In the pursuit of sustainable transportation, hydrogen emerges as a promising zero-emission alternative, offering greater efficiency compared to conventional fuels. However, achieving widespread adoption of hydrogen transportation necessitates a focus on developing efficient onboard storage systems. Therefore, the evaluation of various storage methods becomes pivotal in determining a viable solution for vehicle use, constituting a multi-attribute decision-making challenge. This study aims to create a structured decision-making model employing bipolar linear diophantine fuzzy logic, specifically applied to assess hydrogen storage technologies. Bipolar linear diophantine fuzzy sets are introduced to address the inherent uncertainty in decision-making. The framework evaluates the feasibility of four storage systems across ten sustainability criteria.
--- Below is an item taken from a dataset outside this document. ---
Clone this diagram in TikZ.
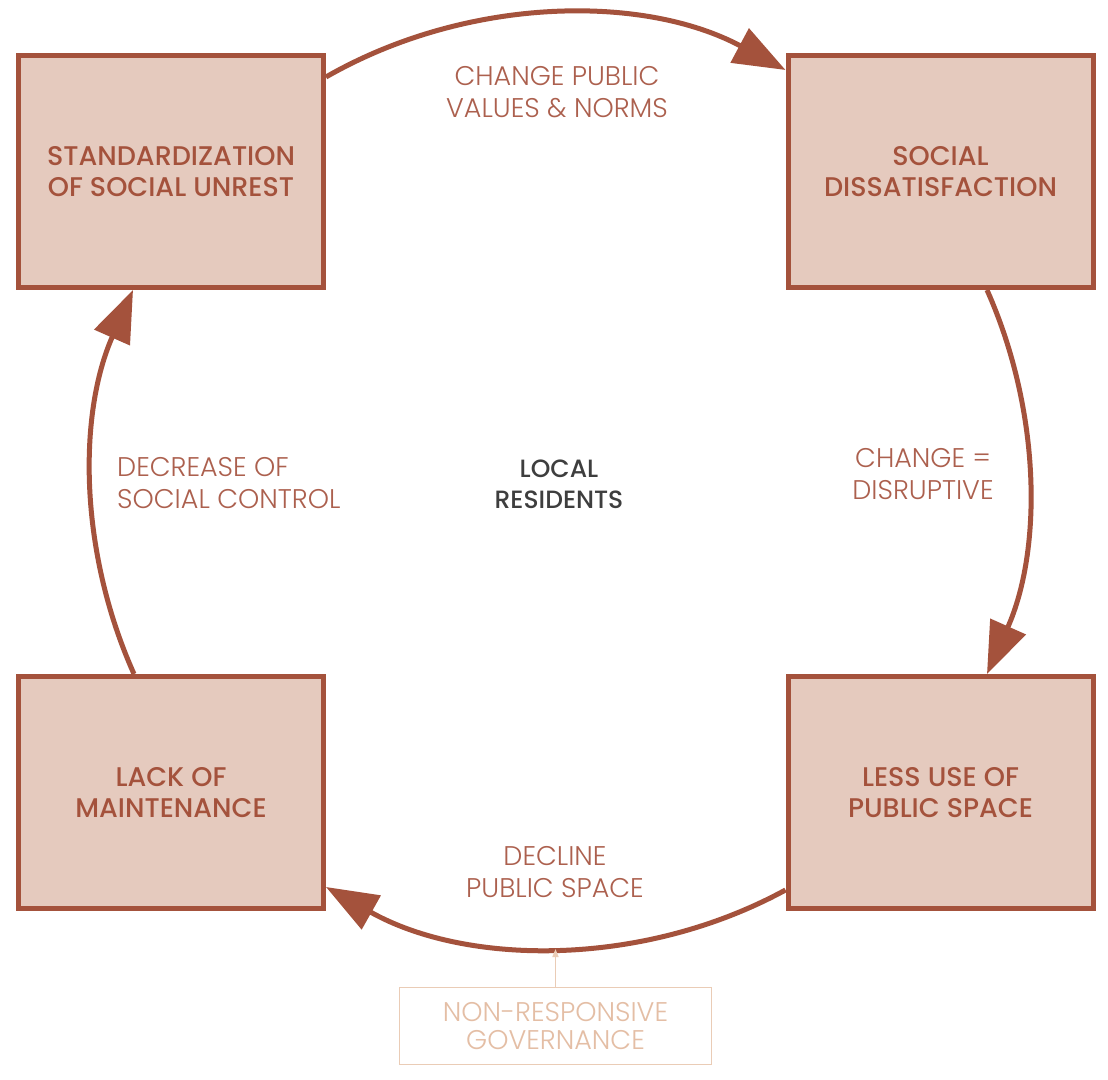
\documentclass[tikz,border=0pt]{standalone}
\usepackage{fontspec}
\setmainfont{Poppins}
\newfontfamily\boxfont{Poppins Medium}
\newfontfamily\lblfont{Poppins Light}
\usetikzlibrary{arrows.meta}
\definecolor{rust}{RGB}{164,82,60}
\definecolor{boxfill}{RGB}{229,202,190}
\definecolor{lbltext}{RGB}{172,96,78}
\definecolor{centertext}{RGB}{62,62,62}
\definecolor{govline}{RGB}{234,204,182}
\definecolor{govtext}{RGB}{228,190,165}
\begin{document}
\begin{tikzpicture}[x=1pt,y=1pt,
  stagebox/.style={draw=rust, fill=boxfill, line width=5pt, minimum width=305pt, minimum height=232pt,
    align=center, text=rust, font=\boxfont\fontsize{27}{31}\selectfont, inner sep=0pt},
  cyclelabel/.style={text=lbltext, font=\lblfont\fontsize{27}{32}\selectfont, inner sep=0pt},
  cyclearrow/.style={draw=rust, line width=5pt, -{Triangle[length=52pt,width=38pt]}, looseness=0.9},
  govbox/.style={draw=govline, line width=1.5pt, minimum width=312pt, minimum height=77pt,
    align=center, text=govtext, font=\lblfont\fontsize{27}{28}\selectfont, inner sep=0pt}
]
\useasboundingbox (0,0) rectangle (1108,1079);
\fill[white] (0,0) rectangle (1108,1079);

\node[stagebox] (tl) at (171,907.5) {STANDARDIZATION\\OF SOCIAL UNREST};
\node[stagebox] (tr) at (940.5,907.5) {SOCIAL\\DISSATISFACTION};
\node[stagebox] (bl) at (171,286.5) {LACK OF\\MAINTENANCE};
\node[stagebox] (br) at (940.5,286.5) {LESS USE OF\\PUBLIC SPACE};

\draw[cyclearrow] ([yshift=94.5pt]tl.east) to[bend left=29] ([yshift=101.5pt]tr.west);
\draw[cyclearrow] ([xshift=46.5pt]tr.south) to[bend left=24] ([xshift=46.5pt]br.north);
\draw[cyclearrow] ([yshift=-97.5pt]br.west) to[bend left=29] ([yshift=-94.5pt]bl.east);
\draw[cyclearrow] ([xshift=-37pt]bl.north) to[bend left=24] ([xshift=-38pt]tl.south);

\node[cyclelabel, align=center] (l1) at (557,987) {CHANGE PUBLIC\\VALUES \& NORMS};
\node[cyclelabel, align=center] (l2) at (923,605) {CHANGE =\\DISRUPTIVE};
\node[cyclelabel, align=center] (l3) at (555,206.5) {DECLINE\\PUBLIC SPACE};
\node[cyclelabel, align=left, anchor=west] (l4) at (117,596) {DECREASE OF\\SOCIAL CONTROL};

\node[align=center, text=centertext, font=\boxfont\fontsize{25}{31}\selectfont, inner sep=0pt] (center) at (559,595) {LOCAL\\RESIDENTS};

\node[govbox] (gov) at (555.5,53) {NON-RESPONSIVE\\GOVERNANCE};
\coordinate (govtip) at (555.5,130);
\draw[govline, line width=1.5pt, -{Triangle[length=8pt,width=6pt]}] (gov.north) -- (govtip);
\end{tikzpicture}
\end{document}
An enhanced LOPCOW-OPA model based on bipolar linear diophantine fuzzy logic is proposed to assess the significance of criteria, while the bipolar linear diophantine fuzzy-based MACONT-MARCOS-ELECTRE-III approach ranks storage technologies. The findings indicate compressed hydrogen storage as an optimal onboard solution for mobile applications. Sensitivity analysis is conducted to gauge how attribute weights and other variables influence the decision-making process. Furthermore, validation of the results obtained through the proposed method is performed via comparative analysis. Moreover, the results obtained can offer valuable insights for the development of hydrogen storage solutions aimed at sustainable and efficient transportation.